By Papa Doug Manchester
Petco Park, despite a shaky initiation in 1994, is recognized as one of the best, if not the best, Major League Baseball ballpark in the nation. The residential and commercial zone around the ballpark has transformed what once was a blighted part of San Diego’s downtown district and has extended our skyline. Its presence has boosted tourism and retail, brought in a growing number of financially stable residents and businesses, and boosted our reputation nationally.
I truly believe that San Diego’s iconic port district has the potential to soar to even greater heights. That’s why I’ve continued to remain at the visionary forefront of downtown and waterfront development, and why I have unwavering, outspoken support to keep the Chargers in San Diego — at any cost!
The Chargers discussion, ongoing and, in some quarters, contentious, has generated a tremendous amount of pro and con statistics and sentiment regarding everything from the cost of operations, concern for the level of personal wealth to sustain it, potential revenue streams, community benefit, effect on tourism, traffic, parking, and now, a convention center expansion.

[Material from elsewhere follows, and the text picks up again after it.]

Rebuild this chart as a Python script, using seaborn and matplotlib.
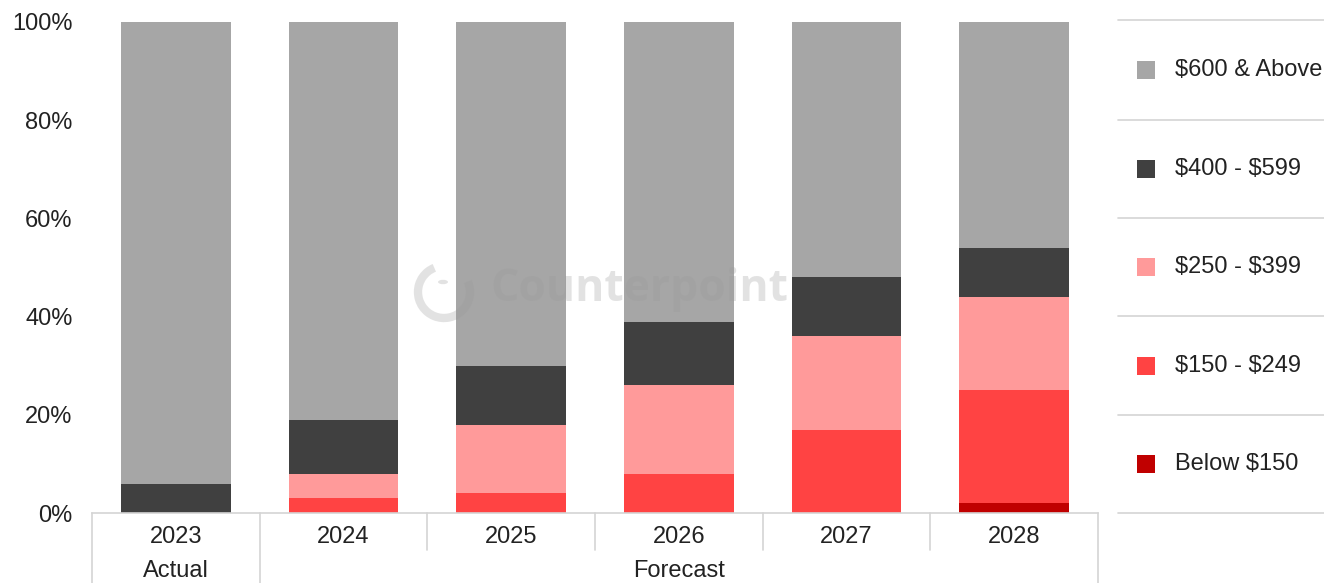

The related discussion regarding the expansion of our convention center, with hundreds of millions of dollars brought into our economy through relationships with iconic organizations like Comic-Con, are vital to our growth and reputation. I believe that we can find a way to keep these relationships flourishing while still supporting an NFL football stadium that will sustain San Diego as a first-tier city.
The potential loss of the San Diego Chargers may not be replaceable.
David O’Neal, a consultant for the San Diego Chargers, said a year-round stream of events at the new facility, which is the current strategy taken by many convention centers around the nation, could help local hotels avoid gaps in booking, typically created by the time needed to dismantle an event at the current convention center and prepare for the next one. A new study noted that the Charger’s project could generate $750 million in new hotel room revenue over the first 10 years of operation, sparked by more than 200,000 new San Diego hotel room nights annually. This is a sustainable concept.
When I was publisher of the San Diego Union Tribune, I commissioned an artist to propose my master plan to convert the 10th Avenue Marine Terminal to a stadium, sports arena and convention center all in one, with a Martin Luther King Jr. walkway and a Caesar Chavez beach with boat slips for our yachting community to go by boat to the various games.
The port commissioner at that time, and other members of the port, shot the idea down due to opposition from the longshoremen’s union, even though union members could have been hired to operate the new complex. Unfortunately we lost that battle, but I am once again encouraging San Diego to make a stadium happen at almost any cost to save the Chargers from leaving. The location, whether downtown or Mission Valley, makes little difference, but let us get it done otherwise we will forever regret. Yes, I’m a fan.
I am a believer in San Diego as the finest city in America, and have strong feelings about what we need to do to keep it that way for future generations. We lost the NBA Rockets and Clippers. We lost the Gulls for a time. Whether we care to admit it, these loses have diminished our standing in the nation as a first-tier city, regardless of our population and reputation as an iconic destination.
The loss of the San Diego Chargers, and the unlikeness of ever having another NFL football team in our community, would damage our spirit and culture. This team has put us on the world stage for decades! Surrendering it truly questions our unity as a world-class city and is an extremely short-sighted vision on behalf of hoteliers, some members of the port district, and a few highly vocal dissenters. Let’s rally for the team. As the Nike slogan so aptly states, let’s “JUST DO IT!”